If the bank had gotten the home, who knows how well it would have been cleaned. This really is the best scenario, but in a way it feels like getting kicked out of the Garden. I wanted to watch my daughters get married in that house. I wanted to write the Great American Novel there. I wanted to bury our dogs in the back yard.

But the hopes and dreams of ten years are going in the dumpster. The Lord gives and he takes away. Blessed be his name. The Lord drives some into the desert, to a dry and thirsty land. And souls are stirred in arid places.

Once, Jesus was asked why a man had been born blind, if it was his own sin or the sin of his parents that had caused his loss of sight. I picture Jesus smiling at them and pausing, knowing what would happen. Knowing what he could do in an instant. The man’s condition, he said, was not because of anyone’s sin, but so that the glory of God could be revealed. And he opened the man’s eyes and he saw for the first time.

Filled dumpsters seem an unlikely place for the glory of God to be revealed.
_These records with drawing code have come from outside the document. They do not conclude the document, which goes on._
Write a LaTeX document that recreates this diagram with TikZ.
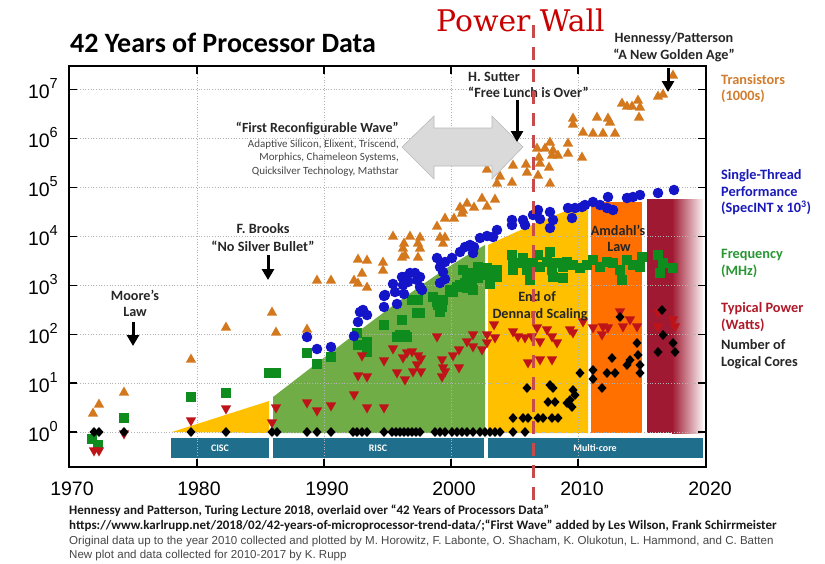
\documentclass[tikz,border=0pt]{standalone}
\usepackage{fontspec}
\setmainfont{Carlito}
\newfontfamily\arialf{Liberation Sans}
\newfontfamily\pwfont{DejaVu Serif}
\usetikzlibrary{arrows.meta}
\definecolor{triO}{RGB}{212,120,30}
\definecolor{cirB}{RGB}{20,20,200}
\definecolor{sqG}{RGB}{15,140,30}
\definecolor{triR}{RGB}{190,20,25}
\definecolor{regGreen}{RGB}{112,173,71}
\definecolor{regGold}{RGB}{255,192,0}
\definecolor{regOrange}{RGB}{255,112,0}
\definecolor{regRed}{RGB}{160,25,50}
\definecolor{tealbar}{RGB}{31,110,140}
\definecolor{legO}{RGB}{210,125,45}
\definecolor{legB}{RGB}{25,25,185}
\definecolor{legG}{RGB}{40,150,50}
\definecolor{legR}{RGB}{175,25,40}
\definecolor{pwred}{RGB}{200,0,0}
\definecolor{dashred}{RGB}{200,75,75}
\definecolor{arrowGray}{RGB}{218,218,218}
\definecolor{txtgray}{RGB}{70,70,70}
\begin{document}
\begin{tikzpicture}[x=1pt,y=-1pt,
  annot/.style={font=\bfseries\fontsize{14.2}{15}\selectfont, anchor=base, inner sep=0pt, text=black!85},
  annotw/.style={annot, anchor=base west},
  small/.style={font=\fontsize{11}{12}\selectfont, anchor=base east, inner sep=0pt, text=txtgray},
  blkarrow/.style={line width=3pt, -{Triangle[width=12pt,length=11pt]}},
  legend/.style={font=\bfseries\fontsize{14.3}{15}\selectfont, anchor=base west, inner sep=0pt},
  ylab/.style={font=\arialf\fontsize{19.5}{19.5}\selectfont, anchor=base east, inner sep=0pt},
  xlab/.style={font=\arialf\fontsize{19.5}{19.5}\selectfont, anchor=base, inner sep=0pt},
  gridl/.style={gray!60, line width=0.7pt, dotted},
  bartext/.style={text=white, font=\bfseries\fontsize{10}{10}\selectfont, inner sep=0pt},
  foot/.style={font=\bfseries\fontsize{13}{13}\selectfont, anchor=base west, inner sep=0pt, text=black!90},
  footr/.style={font=\arialf\fontsize{11.55}{12}\selectfont, anchor=base west, inner sep=0pt, text=txtgray},
  pwline/.style={dashred, line width=3pt, dash pattern=on 13pt off 9pt}
]
\useasboundingbox (0,0) rectangle (825,563);

% ---- background regions
\fill[regGold] (172,432) -- (269,401) -- (269,433) -- cycle;
\fill[regGreen] (273,433) -- (273,397) .. controls (360,330) and (430,275) .. (485,245) -- (485,433) -- cycle;
\fill[regGold] (488,433) -- (488,245) .. controls (520,230) and (560,212) .. (588,203) -- (588,433) -- cycle;
\fill[regOrange] (591,202) rectangle (642,433);
\fill[regRed] (647,199) rectangle (672,433);
\shade[left color=regRed, right color=regRed!6] (672,199) rectangle (703,433);

% ---- era bars
\fill[tealbar] (171,438) rectangle (269,458);
\fill[tealbar] (273,438) rectangle (484,458);
\fill[tealbar] (488,438) rectangle (703,458);
\node[bartext] (cisc) at (220,448) {CISC};
\node[bartext] (risc) at (378,448) {RISC};
\node[bartext] (mcore) at (595,448) {Multi-core};

% ---- grid
\foreach \yy in {432,383.1,334.2,285.3,236.4,187.5,138.6,89.7}
  \draw[gridl] (69,\yy) -- (706,\yy);
\foreach \xx in {197,324,451,578}
  \draw[gridl] (\xx,66) -- (\xx,467);

% ---- data: transistors
\foreach \x/\y in {93/413,99/404,124/392,191/359,226/327,272/312,276/332,307/329,317/280,331/280,354/280,358/283,358/259,367/260,362/273,367/287,383/262,383/270,393/236,410/236,420/237,418/243,420/248,404/243,403/248,405/255,402/257,418/257,437/226,440/237,445/237,443/243,445/218,454/218,460/207,463/210,467/203,462/213,474/207,482/198,487/206,495/199,487/169,497/183,500/176,512/182,513/165,526/164,527/172,537/148,539/157,540/163,538/175,545/148,550/142,552/155,553/150,558/155,549/167,550/183,568/143,568/153,582/157,573/118,573/124,583/132,593/133,603/133,615/133,597/117,608/118,610/122,622/103,627/106,632/106,638/100,640/107,639/117,658/96,663/94,673/75}
  \fill[triO] (\x,\y) ++(0,-5.5) -- ++(5.2,9.2) -- ++(-10.4,0) -- cycle;

% ---- data: frequency
\foreach \x/\y in {92/439,98/445,124/418,191/397,226/393,269/373,276/373,307/353,317/364,331/357,357/333,367/342,367/352,358/345,384/325,402/320,397/337,407/337,417/313,420/313,412/300,437/302,442/307,440/312,453/292,460/285,467/288,473/290,490/284,400/335,405/335,418/300,433/297,438/305,443/300,450/290,457/287,465/283,468/280,472/282,475/275,478/278,482/273,488/275,492/272,497/270,463/270,467/278,473/273,478/267,487/268,490/277,493/270,497/277,512/255,513/263,513/270,517/263,523/258,527/267,530/273,527/270,530/280,533/263,538/255,540/267,547/262,550/252,552/270,553/277,557/263,563/267,563/278,567/262,573/265,580/268,587/265,593/260,600/267,607/262,613/263,620/270,622/280,627/260,633/265,640/267,642/257,658/255,663/263,660/273,673/268}
  \fill[sqG] (\x,\y) ++(-4.8,-4.8) rectangle ++(9.6,9.6);

% ---- data: single-thread performance
\foreach \x/\y in {307/337,317/349,331/347,354/336,358/322,360/312,363/310,367/315,384/296,384/307,397/304,393/284,395/292,385/295,402/277,405/277,410/273,408/282,415/273,417/280,420/277,420/287,422/290,403/285,404/294,437/258,445/262,440/267,443/272,445/279,440/283,452/258,460/252,465/247,470/245,474/247,473/253,480/238,487/236,493/237,497/230,512/220,512/225,523/220,525/225,533/215,538/210,540/219,550/212,550/228,553/220,568/208,572/218,575/208,582/207,585/205,593/202,600/205,607/208,613/210,608/197,627/198,633/197,640/195,658/193,674/190}
  \fill[cirB] (\x,\y) circle[radius=5.3pt];

% ---- data: typical power
\foreach \x/\y in {94/451,99/451,124/434,191/421,226/409,272/423,276/408,307/403,317/411,331/406,354/395,358/376,367/377,367/408,384/408,362/356,384/361,393/349,397/373,403/358,405/380,407/353,412/352,418/356,421/359,417/365,421/372,413/372,437/337,442/360,443/368,445/372,442/377,453/356,459/368,459/350,467/342,473/335,473/347,482/350,487/335,487/343,494/325,495/338,513/332,518/337,525/338,532/337,537/328,540/342,547/330,552/337,557/343,570/330,573/333,583/322,593/328,602/335,603/327,608/328,620/312,623/327,630/320,637/327,528/363,540/360,552/360,658/313,658/327,673/320,675/327}
  \fill[triR] (\x,\y) ++(0,5.5) -- ++(5.2,-9.2) -- ++(-10.4,0) -- cycle;

% ---- data: logical cores
\foreach \x in {94,99,124,191,226,272,277,307,317,331,353,357,362,367,384,392,396,400,404,408,412,416,420,435,440,445,452,457,462,467,473,480,485,490,495,500,513,525}
  \fill (\x,432) ++(0,-5) -- ++(4.5,5) -- ++(-4.5,5) -- ++(-4.5,-5) -- cycle;
\foreach \x/\y in {513/418,523/418,528/418,538/418,543/418,552/418,558/418,527/388,550/385,553/388,548/402,555/402,567/403,570/400,572/407,573/390,575/395,580/373,593/370,593/379,602/388,607/373,615/373,612/358,627/365,630/360,637/343,638/355,640/365,640/373,620/317,662/310,663/335,658/352,673/343,675/352}
  \fill (\x,\y) ++(0,-5) -- ++(4.5,5) -- ++(-4.5,5) -- ++(-4.5,-5) -- cycle;

% ---- frame and ticks
\draw[line width=2.5pt] (69,66) rectangle (706,467);
\foreach \yy in {432,383.1,334.2,285.3,236.4,187.5,138.6,89.7} {
  \draw[line width=1.4pt] (69,\yy) -- (77,\yy);
  \draw[line width=1.4pt] (706,\yy) -- (698,\yy);
}
\foreach \xx in {197,324,451,578} {
  \draw[line width=1.4pt] (\xx,467) -- (\xx,459);
  \draw[line width=1.4pt] (\xx,66) -- (\xx,74);
}

% ---- axis labels
\node[ylab] (y0) at (58,441) {10\raisebox{10pt}{\fontsize{14.5}{14.5}\selectfont 0}};
\node[ylab] (y1) at (58,392.1) {10\raisebox{10pt}{\fontsize{14.5}{14.5}\selectfont 1}};
\node[ylab] (y2) at (58,343.2) {10\raisebox{10pt}{\fontsize{14.5}{14.5}\selectfont 2}};
\node[ylab] (y3) at (58,294.3) {10\raisebox{10pt}{\fontsize{14.5}{14.5}\selectfont 3}};
\node[ylab] (y4) at (58,245.4) {10\raisebox{10pt}{\fontsize{14.5}{14.5}\selectfont 4}};
\node[ylab] (y5) at (58,196.5) {10\raisebox{10pt}{\fontsize{14.5}{14.5}\selectfont 5}};
\node[ylab] (y6) at (58,147.6) {10\raisebox{10pt}{\fontsize{14.5}{14.5}\selectfont 6}};
\node[ylab] (y7) at (58,98.7) {10\raisebox{10pt}{\fontsize{14.5}{14.5}\selectfont 7}};
\node[xlab] (x1970) at (72,495) {1970};
\node[xlab] (x1980) at (199,495) {1980};
\node[xlab] (x1990) at (327,495) {1990};
\node[xlab] (x2000) at (454,495) {2000};
\node[xlab] (x2010) at (582,495) {2010};
\node[xlab] (x2020) at (710,495) {2020};

% ---- title
\node[font=\bfseries\fontsize{28}{30}\selectfont, anchor=base west, inner sep=0pt] (title) at (70,52) {42 Years of Processor Data};

% ---- legend
\node[legend, text=legO] (lt1) at (721,84) {Transistors};
\node[legend, text=legO] (lt2) at (721,100.5) {(1000s)};
\node[legend, text=legB] (lp1) at (721,179) {Single-Thread};
\node[legend, text=legB] (lp2) at (721,196) {Performance};
\node[legend, text=legB] (lp3) at (721,212.5) {(SpecINT x 10\textsuperscript{3})};
\node[legend, text=legG] (lf1) at (721,258) {Frequency};
\node[legend, text=legG] (lf2) at (721,275) {(MHz)};
\node[legend, text=legR] (lw1) at (721,312) {Typical Power};
\node[legend, text=legR] (lw2) at (721,329.5) {(Watts)};
\node[legend, text=black!85] (lc1) at (721,349) {Number of};
\node[legend, text=black!85] (lc2) at (721,366) {Logical Cores};

% ---- first reconfigurable wave
\filldraw[fill=arrowGray, draw=gray!55, line width=0.6pt]
  (402,147) -- (434,116) -- (434,128) -- (492,128) -- (492,116) -- (523,147)
  -- (492,179) -- (492,166) -- (434,166) -- (434,179) -- cycle;
\node[annot, anchor=base east, font=\bfseries\fontsize{14}{15}\selectfont] (frw) at (399,132.5) {“First Reconfigurable Wave”};
\node[small] (frw1) at (399,147) {Adaptive Silicon, Elixent, Triscend,};
\node[small] (frw2) at (399,160.5) {Morphics, Chameleon Systems,};
\node[small] (frw3) at (399,174) {Quicksilver Technology, Mathstar};

% ---- annotations with arrows
\node[annot] (moore1) at (135,300.5) {Moore’s};
\node[annot] (moore2) at (135,316.5) {Law};
\coordinate (mA) at (133,322); \coordinate (mB) at (133,346);
\draw[blkarrow] (mA) -- (mB);

\node[annot] (brooks1) at (263,233.5) {F. Brooks};
\node[annot] (brooks2) at (263,251.5) {“No Silver Bullet”};
\coordinate (bA) at (268,255); \coordinate (bB) at (268,280);
\draw[blkarrow] (bA) -- (bB);

\node[annotw] (sutter1) at (468,81.5) {H. Sutter};
\node[annotw] (sutter2) at (468,97.5) {“Free Lunch is Over”};
\coordinate (sA) at (517,100); \coordinate (sB) at (517,142);
\draw[blkarrow] (sA) -- (sB);

\node[annot] (hp1) at (674,42.5) {Hennessy/Patterson};
\node[annot] (hp2) at (674,59.5) {“A New Golden Age”};
\coordinate (hA) at (668,68); \coordinate (hB) at (668,92);
\draw[blkarrow] (hA) -- (hB);

\node[annot] (amd1) at (618,235.5) {Amdahl’s};
\node[annot] (amd2) at (619,251.5) {Law};
\node[annot] (den1) at (537,301.5) {End of};
\node[annot] (den2) at (540,318.5) {Dennard Scaling};

% ---- power wall
\node[font=\pwfont\fontsize{29.8}{31}\selectfont, text=pwred, anchor=base west, inner sep=0pt] (pw) at (436,31) {Power Wall};
\coordinate (pwT) at (533,25); \coordinate (pwB) at (533,500);
\draw[pwline] (pwT) -- (pwB);

% ---- footer
\node[foot] (f1) at (69,514.5) {Hennessy and Patterson, Turing Lecture 2018, overlaid over “42 Years of Processors Data”};
\node[foot] (f2) at (69,529.5) {https://www.karlrupp.net/2018/02/42-years-of-microprocessor-trend-data/;“First Wave” added by Les Wilson, Frank Schirrmeister};
\node[footr] (f3) at (69,544.5) {Original data up to the year 2010 collected and plotted by M. Horowitz, F. Labonte, O. Shacham, K. Olukotun, L. Hammond, and C. Batten};
\node[footr] (f4) at (69,558.5) {New plot and data collected for 2010-2017 by K. Rupp};
\end{tikzpicture}
\end{document}
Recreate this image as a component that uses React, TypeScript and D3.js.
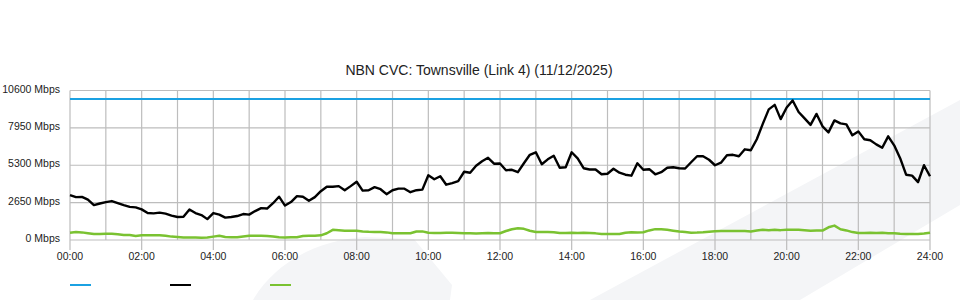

But I have the faith to believe it. And I’m praying for eyes that can see.
Wednesday, May 19, 2010
You have to keep your sense of humor when things are falling apart. This morning I was sitting in the palatial environs of the International Headquarters of the Chris Fabry Intergalactic Studios, and someone flushed the toilet in the bathroom behind me. I was recording some voiceover for Love Worth Finding, but right at that moment I was reading a line about the "throne room" and casting your burdens down. I couldn't help but chuckle. And then it was a little hard to get the composure back as I tried again to deliver the line in a believable way.

One of the things I won't hear again from our house in Colorado is my blooper reel. I remember one section on there when Carl Metcalf was recording some PSAs. He got to a place in the script and got stuck, so he did it again, and again, and then laughed, and at the end he was just laughing so hard you could hear the tears falling.

Carl died a few years ago in a tragic accident. I can still hear his voice. And I think he would have laughed at the "throne room" line as well.

Whatever you're going through today, whatever life has thrown at you, whatever sound you hear over your shoulder while you're trying to be serious, hang in there.